> [EXERCISE MATERIAL]:

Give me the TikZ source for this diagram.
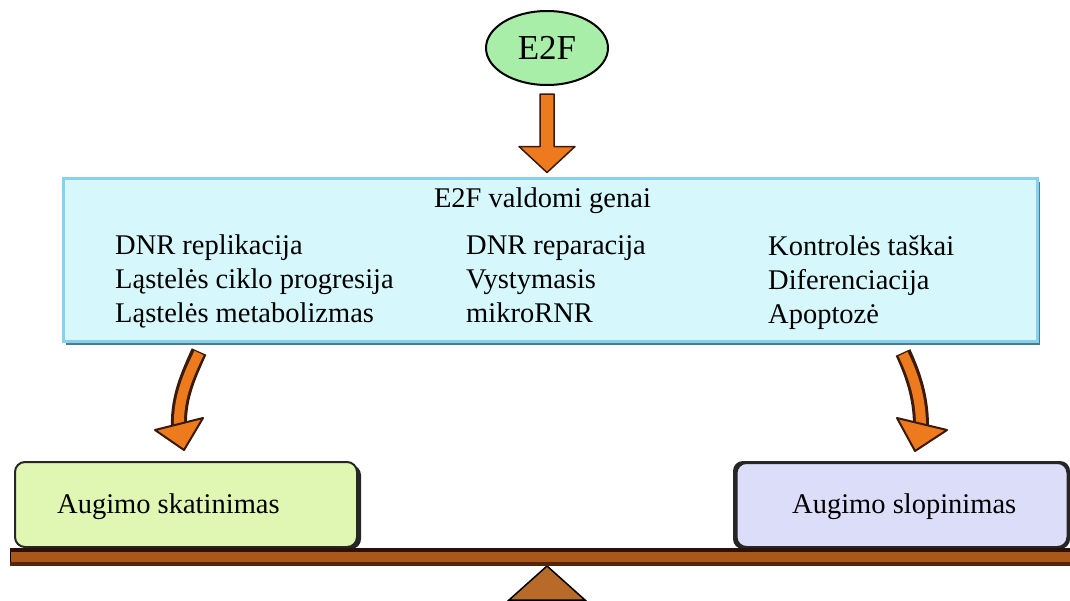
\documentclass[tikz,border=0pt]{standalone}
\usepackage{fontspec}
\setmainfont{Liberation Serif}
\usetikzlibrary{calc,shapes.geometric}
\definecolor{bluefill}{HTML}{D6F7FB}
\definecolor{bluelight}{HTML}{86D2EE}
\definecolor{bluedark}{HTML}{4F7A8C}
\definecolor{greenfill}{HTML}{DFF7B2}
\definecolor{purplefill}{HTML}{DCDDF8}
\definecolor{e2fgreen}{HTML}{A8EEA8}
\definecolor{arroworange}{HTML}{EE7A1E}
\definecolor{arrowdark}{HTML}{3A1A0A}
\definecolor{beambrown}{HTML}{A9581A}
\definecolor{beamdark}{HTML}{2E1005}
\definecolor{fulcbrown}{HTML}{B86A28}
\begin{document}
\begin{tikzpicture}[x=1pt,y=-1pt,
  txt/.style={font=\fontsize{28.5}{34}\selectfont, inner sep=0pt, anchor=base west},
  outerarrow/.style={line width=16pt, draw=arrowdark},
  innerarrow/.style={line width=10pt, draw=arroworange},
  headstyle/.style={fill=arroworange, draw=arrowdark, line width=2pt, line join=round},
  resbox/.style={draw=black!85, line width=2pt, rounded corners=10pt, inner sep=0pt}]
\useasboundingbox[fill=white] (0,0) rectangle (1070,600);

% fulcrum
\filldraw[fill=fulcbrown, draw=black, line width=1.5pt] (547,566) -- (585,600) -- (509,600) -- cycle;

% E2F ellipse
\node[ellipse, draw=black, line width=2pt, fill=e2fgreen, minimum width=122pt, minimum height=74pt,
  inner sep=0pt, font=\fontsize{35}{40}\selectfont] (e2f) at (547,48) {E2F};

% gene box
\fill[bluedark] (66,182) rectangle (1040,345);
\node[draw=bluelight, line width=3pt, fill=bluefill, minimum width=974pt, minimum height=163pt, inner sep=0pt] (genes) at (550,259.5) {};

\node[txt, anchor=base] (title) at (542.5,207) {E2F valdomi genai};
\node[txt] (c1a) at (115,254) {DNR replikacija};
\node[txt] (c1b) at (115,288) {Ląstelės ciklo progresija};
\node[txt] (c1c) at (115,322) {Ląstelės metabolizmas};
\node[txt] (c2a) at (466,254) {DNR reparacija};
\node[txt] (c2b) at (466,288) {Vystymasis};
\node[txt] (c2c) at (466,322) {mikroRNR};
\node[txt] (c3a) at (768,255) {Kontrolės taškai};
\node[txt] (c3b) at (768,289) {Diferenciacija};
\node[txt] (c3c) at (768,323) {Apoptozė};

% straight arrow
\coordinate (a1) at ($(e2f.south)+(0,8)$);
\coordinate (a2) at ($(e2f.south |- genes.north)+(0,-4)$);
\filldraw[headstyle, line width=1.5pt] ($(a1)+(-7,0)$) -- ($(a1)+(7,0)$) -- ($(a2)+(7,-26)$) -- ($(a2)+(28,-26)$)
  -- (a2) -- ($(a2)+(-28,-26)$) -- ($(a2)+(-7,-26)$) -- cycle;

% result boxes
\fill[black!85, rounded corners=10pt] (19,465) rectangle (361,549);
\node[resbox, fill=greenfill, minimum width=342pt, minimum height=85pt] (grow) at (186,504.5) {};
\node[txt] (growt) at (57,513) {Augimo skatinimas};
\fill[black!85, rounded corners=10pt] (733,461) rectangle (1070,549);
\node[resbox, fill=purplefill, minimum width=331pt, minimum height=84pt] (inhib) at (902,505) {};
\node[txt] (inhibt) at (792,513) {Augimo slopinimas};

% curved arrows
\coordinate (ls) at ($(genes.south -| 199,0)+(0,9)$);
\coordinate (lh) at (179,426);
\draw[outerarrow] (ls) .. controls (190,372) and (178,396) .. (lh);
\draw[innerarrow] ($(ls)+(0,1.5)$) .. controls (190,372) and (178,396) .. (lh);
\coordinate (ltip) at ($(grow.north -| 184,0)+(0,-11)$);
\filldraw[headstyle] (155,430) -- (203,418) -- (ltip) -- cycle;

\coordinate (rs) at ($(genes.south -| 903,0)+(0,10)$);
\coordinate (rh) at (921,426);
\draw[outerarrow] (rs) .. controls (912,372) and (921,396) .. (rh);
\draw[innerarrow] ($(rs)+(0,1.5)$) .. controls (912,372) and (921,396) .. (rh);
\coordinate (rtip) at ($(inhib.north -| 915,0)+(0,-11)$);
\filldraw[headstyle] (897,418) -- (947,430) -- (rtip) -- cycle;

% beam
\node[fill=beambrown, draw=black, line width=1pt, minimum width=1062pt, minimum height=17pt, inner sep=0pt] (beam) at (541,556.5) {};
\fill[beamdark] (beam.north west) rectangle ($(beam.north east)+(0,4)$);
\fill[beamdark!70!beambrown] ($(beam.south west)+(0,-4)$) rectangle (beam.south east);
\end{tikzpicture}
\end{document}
* * *
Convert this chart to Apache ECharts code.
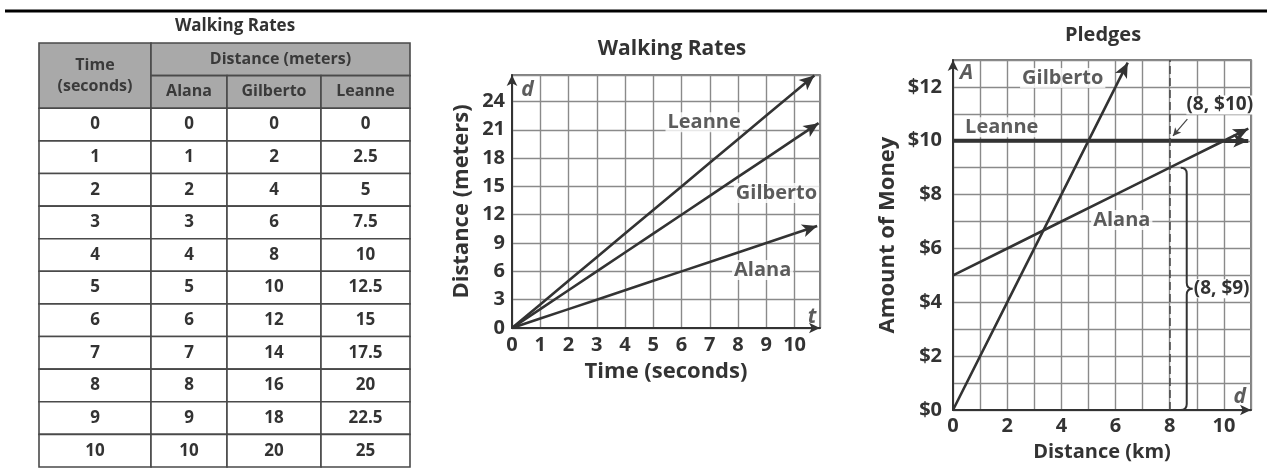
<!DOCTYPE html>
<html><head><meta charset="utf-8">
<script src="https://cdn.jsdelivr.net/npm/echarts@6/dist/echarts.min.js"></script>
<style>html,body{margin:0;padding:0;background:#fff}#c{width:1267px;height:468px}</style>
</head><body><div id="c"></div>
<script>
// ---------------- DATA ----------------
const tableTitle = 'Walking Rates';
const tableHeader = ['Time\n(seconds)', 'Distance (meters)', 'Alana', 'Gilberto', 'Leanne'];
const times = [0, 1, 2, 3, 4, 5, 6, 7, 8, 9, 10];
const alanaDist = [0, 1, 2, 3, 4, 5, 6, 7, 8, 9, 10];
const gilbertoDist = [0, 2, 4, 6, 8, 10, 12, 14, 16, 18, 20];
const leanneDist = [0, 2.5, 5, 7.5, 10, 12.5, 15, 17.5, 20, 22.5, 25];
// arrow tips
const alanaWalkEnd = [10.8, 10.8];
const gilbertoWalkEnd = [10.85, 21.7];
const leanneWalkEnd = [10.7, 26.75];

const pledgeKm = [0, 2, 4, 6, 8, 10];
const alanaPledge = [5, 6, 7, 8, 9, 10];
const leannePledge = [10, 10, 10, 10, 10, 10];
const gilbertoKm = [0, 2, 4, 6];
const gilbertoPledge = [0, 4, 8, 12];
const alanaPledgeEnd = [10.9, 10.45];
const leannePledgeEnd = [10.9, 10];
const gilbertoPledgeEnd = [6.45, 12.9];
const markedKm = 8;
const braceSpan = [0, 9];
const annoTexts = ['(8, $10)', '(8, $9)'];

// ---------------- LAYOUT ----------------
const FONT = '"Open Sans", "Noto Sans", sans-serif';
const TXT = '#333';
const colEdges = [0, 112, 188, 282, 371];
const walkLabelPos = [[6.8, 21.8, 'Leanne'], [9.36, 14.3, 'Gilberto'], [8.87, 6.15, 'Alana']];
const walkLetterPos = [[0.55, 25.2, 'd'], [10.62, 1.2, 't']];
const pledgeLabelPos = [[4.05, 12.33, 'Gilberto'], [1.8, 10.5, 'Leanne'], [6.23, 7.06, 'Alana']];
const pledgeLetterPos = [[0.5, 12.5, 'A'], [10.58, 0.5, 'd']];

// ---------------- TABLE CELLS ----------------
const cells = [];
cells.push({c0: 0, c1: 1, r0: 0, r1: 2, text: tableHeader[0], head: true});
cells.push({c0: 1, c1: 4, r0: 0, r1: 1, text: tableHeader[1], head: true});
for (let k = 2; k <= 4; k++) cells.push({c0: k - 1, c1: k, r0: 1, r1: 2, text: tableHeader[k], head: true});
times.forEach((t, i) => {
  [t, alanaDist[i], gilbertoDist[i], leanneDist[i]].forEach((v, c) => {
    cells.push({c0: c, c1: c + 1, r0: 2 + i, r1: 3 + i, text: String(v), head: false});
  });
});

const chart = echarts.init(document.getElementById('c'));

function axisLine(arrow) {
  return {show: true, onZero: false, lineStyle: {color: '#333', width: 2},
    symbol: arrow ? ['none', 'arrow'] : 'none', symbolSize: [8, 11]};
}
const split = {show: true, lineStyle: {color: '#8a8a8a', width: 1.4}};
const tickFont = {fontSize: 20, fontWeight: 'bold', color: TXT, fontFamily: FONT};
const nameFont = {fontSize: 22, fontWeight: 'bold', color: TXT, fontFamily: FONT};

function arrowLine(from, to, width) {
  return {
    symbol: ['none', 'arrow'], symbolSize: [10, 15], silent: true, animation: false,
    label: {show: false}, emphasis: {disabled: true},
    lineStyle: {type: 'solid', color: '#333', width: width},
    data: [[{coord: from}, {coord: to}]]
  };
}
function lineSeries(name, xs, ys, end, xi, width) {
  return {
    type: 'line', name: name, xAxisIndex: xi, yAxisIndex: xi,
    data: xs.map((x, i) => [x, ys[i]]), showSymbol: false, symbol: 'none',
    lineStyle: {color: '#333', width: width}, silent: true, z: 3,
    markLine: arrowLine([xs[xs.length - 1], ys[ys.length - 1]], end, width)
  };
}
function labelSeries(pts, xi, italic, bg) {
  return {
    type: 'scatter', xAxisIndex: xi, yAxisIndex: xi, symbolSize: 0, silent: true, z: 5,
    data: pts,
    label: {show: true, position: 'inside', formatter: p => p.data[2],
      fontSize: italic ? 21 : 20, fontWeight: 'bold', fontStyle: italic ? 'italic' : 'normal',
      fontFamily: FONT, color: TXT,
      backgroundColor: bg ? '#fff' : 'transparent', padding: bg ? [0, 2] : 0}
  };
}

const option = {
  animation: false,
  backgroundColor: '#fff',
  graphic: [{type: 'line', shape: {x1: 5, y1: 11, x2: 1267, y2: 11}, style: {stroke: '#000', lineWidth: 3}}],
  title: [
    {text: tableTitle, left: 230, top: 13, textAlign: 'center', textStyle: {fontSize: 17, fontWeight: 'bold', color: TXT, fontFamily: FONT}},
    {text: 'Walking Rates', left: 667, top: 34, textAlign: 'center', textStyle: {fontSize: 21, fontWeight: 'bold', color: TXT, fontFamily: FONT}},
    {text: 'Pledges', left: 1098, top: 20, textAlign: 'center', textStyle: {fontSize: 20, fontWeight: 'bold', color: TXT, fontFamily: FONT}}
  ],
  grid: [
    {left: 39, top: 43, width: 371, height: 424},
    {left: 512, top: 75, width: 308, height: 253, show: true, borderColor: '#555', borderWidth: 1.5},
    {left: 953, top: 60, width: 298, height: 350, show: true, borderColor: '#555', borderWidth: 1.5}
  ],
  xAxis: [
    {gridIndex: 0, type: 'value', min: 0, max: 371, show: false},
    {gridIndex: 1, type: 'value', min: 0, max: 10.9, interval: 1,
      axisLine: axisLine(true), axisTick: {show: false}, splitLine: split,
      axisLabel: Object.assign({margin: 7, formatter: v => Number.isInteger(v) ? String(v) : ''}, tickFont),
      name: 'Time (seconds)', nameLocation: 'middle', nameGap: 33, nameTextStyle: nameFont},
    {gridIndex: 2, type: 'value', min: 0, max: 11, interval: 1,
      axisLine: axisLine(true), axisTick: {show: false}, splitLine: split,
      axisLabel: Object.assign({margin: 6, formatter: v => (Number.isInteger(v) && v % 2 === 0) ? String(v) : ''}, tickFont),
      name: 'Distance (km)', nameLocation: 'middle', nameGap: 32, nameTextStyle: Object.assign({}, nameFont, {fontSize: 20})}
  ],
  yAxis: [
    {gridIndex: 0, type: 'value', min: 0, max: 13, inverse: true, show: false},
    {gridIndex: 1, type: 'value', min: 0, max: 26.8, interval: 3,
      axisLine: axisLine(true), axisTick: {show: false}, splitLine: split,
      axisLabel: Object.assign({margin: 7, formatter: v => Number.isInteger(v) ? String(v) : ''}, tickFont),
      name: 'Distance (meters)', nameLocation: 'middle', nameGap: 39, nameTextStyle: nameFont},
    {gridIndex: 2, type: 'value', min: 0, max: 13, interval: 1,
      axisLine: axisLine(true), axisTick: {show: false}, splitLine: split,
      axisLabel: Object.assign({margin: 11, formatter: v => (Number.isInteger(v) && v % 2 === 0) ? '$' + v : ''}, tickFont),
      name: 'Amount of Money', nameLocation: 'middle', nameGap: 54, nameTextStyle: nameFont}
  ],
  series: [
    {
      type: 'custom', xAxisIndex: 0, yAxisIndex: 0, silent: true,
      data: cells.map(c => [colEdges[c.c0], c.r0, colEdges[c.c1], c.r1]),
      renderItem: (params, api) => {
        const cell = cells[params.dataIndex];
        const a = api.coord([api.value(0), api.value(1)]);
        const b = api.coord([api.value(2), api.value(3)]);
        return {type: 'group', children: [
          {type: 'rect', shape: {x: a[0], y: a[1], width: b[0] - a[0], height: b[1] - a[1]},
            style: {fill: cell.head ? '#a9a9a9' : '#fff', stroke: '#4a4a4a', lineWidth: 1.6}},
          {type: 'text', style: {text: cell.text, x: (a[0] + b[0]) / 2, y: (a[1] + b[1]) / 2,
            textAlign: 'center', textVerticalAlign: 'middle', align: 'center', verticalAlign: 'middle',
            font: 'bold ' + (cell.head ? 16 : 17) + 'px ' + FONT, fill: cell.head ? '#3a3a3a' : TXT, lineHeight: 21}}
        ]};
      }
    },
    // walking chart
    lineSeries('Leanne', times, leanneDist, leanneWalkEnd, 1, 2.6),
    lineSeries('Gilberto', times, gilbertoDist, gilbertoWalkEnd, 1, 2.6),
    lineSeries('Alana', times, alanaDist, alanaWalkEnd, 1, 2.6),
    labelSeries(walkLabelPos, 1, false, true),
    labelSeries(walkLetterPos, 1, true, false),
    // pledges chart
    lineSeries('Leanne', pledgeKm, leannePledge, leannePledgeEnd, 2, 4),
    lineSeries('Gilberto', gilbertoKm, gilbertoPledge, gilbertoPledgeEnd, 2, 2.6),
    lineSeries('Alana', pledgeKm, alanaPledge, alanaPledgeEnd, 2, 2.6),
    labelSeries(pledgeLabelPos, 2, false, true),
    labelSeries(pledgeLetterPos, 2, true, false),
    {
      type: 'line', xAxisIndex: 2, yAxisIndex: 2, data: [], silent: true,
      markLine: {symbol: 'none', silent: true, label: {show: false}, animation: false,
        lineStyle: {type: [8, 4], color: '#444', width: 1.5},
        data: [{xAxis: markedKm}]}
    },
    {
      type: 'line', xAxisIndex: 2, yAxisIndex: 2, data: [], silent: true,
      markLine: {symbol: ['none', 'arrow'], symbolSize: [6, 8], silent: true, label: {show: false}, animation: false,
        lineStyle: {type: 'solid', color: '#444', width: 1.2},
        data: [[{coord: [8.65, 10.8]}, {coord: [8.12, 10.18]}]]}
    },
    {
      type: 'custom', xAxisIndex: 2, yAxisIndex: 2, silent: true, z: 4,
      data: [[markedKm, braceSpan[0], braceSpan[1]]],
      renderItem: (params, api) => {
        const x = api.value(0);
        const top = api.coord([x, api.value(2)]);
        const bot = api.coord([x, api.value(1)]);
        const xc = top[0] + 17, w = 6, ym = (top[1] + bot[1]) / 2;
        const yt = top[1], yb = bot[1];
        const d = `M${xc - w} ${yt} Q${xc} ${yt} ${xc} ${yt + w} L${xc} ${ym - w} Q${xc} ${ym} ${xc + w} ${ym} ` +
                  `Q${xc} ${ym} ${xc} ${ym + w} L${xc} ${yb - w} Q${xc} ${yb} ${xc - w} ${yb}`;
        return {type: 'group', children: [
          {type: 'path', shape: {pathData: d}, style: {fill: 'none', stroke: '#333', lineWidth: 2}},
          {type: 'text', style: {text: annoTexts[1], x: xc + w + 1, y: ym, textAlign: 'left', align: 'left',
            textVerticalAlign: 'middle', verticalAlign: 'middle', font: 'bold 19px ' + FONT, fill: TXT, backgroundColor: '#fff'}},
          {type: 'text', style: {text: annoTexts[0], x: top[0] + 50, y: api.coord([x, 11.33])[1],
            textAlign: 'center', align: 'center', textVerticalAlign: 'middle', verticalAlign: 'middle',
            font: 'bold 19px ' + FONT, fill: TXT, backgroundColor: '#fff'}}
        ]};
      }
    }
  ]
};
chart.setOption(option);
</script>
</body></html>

> [AIM]: Leave the pictures aside and restate exactly the lines from the one containing "Give me the TikZ source for this diagram." to the one containing "width=3pt, fill=bluefill, minimum", those two lines included.

> [REPLY]:
Give me the TikZ source for this diagram.
\documentclass[tikz,border=0pt]{standalone}
\usepackage{fontspec}
\setmainfont{Liberation Serif}
\usetikzlibrary{calc,shapes.geometric}
\definecolor{bluefill}{HTML}{D6F7FB}
\definecolor{bluelight}{HTML}{86D2EE}
\definecolor{bluedark}{HTML}{4F7A8C}
\definecolor{greenfill}{HTML}{DFF7B2}
\definecolor{purplefill}{HTML}{DCDDF8}
\definecolor{e2fgreen}{HTML}{A8EEA8}
\definecolor{arroworange}{HTML}{EE7A1E}
\definecolor{arrowdark}{HTML}{3A1A0A}
\definecolor{beambrown}{HTML}{A9581A}
\definecolor{beamdark}{HTML}{2E1005}
\definecolor{fulcbrown}{HTML}{B86A28}
\begin{document}
\begin{tikzpicture}[x=1pt,y=-1pt,
  txt/.style={font=\fontsize{28.5}{34}\selectfont, inner sep=0pt, anchor=base west},
  outerarrow/.style={line width=16pt, draw=arrowdark},
  innerarrow/.style={line width=10pt, draw=arroworange},
  headstyle/.style={fill=arroworange, draw=arrowdark, line width=2pt, line join=round},
  resbox/.style={draw=black!85, line width=2pt, rounded corners=10pt, inner sep=0pt}]
\useasboundingbox[fill=white] (0,0) rectangle (1070,600);

% fulcrum
\filldraw[fill=fulcbrown, draw=black, line width=1.5pt] (547,566) -- (585,600) -- (509,600) -- cycle;

% E2F ellipse
\node[ellipse, draw=black, line width=2pt, fill=e2fgreen, minimum width=122pt, minimum height=74pt,
  inner sep=0pt, font=\fontsize{35}{40}\selectfont] (e2f) at (547,48) {E2F};

% gene box
\fill[bluedark] (66,182) rectangle (1040,345);
\node[draw=bluelight, line width=3pt, fill=bluefill, minimum width=974pt, minimum height=163pt, inner sep=0pt] (genes) at (550,259.5) {};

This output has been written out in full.